Hinter einem etwa 75 Zentimeter langen bleifreien Leader montiere ich einen echten Wurfangel-Klassiker: das Helikopter-Rig. Egal mit welcher Kraft ich die Montage hinaus katapultiere, hier verheddert sich nichts. 85 Gramm Blei reichen aus. Um auf Weite zu kommen, verwende ich tropfenförmige Gewichte. Mein Rig am Heli-„Seitenarm“ ist ein D-Rig oder German Rig. Ich binde es eher kurz, sodass sich der träge fressende Fisch schnell hakt.

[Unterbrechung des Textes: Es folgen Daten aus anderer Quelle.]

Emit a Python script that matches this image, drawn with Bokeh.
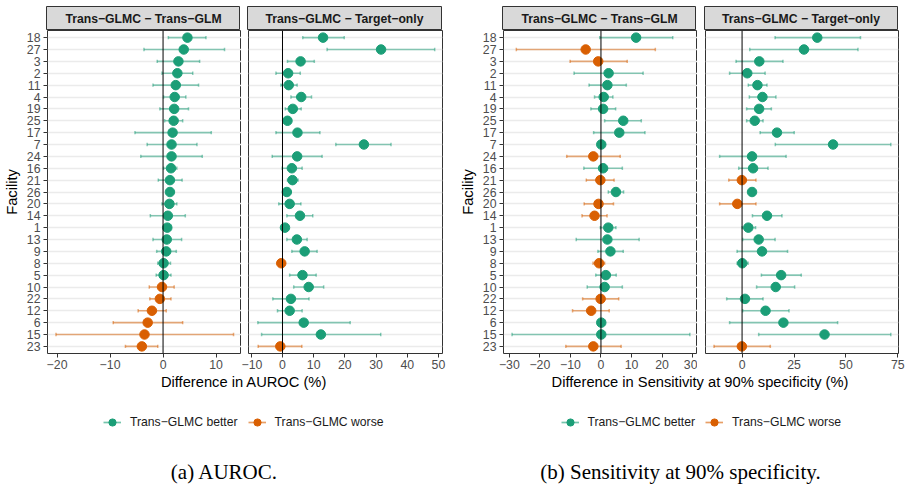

Ein letztes wichtiges Detail zum Tackle: Nehmt ein kleines Zelt mit, am Parksee ist der Platz für euer Camp meist begrenzt.
Biss zum ersten Biss dauert es nicht lange …
Meinen Trolley belade ich meist schon am späten Nachmittag, um bis zum Beginn der Dämmerung alle Köder platzieren zu können. Meist klappt das auch recht gut, gerade jetzt im Winter sind die Plätze selten von anderen Anglern besetzt. Kaum ist die letzte Rute ausgeworfen, einige Spombs und Einzelboilies um die Plätze verteilt, beginnt es meistens auch schon hier und da das erste Mal zaghaft zu piepen. Dann dauert es auch nicht mehr lange bis zum Vollrun! Sicher geht das schneller, wenn der Fischbestand gut ist, darauf solltet ihr achten.
Ich liebe diese Art der Angelei. Unbeschwert wie in den erstem Jahren als Jungangler genieße ich die Stunden am Wasser und habe einfach eine schöne Zeit. Und die wünsche ich euch auch. Bringt den Winter erfolgreich hinter euch, macht euch warme Gedanken an sommerliche Sessions, aus denen ihr hoffentlich schnell von einem Run herausgerissen werdet.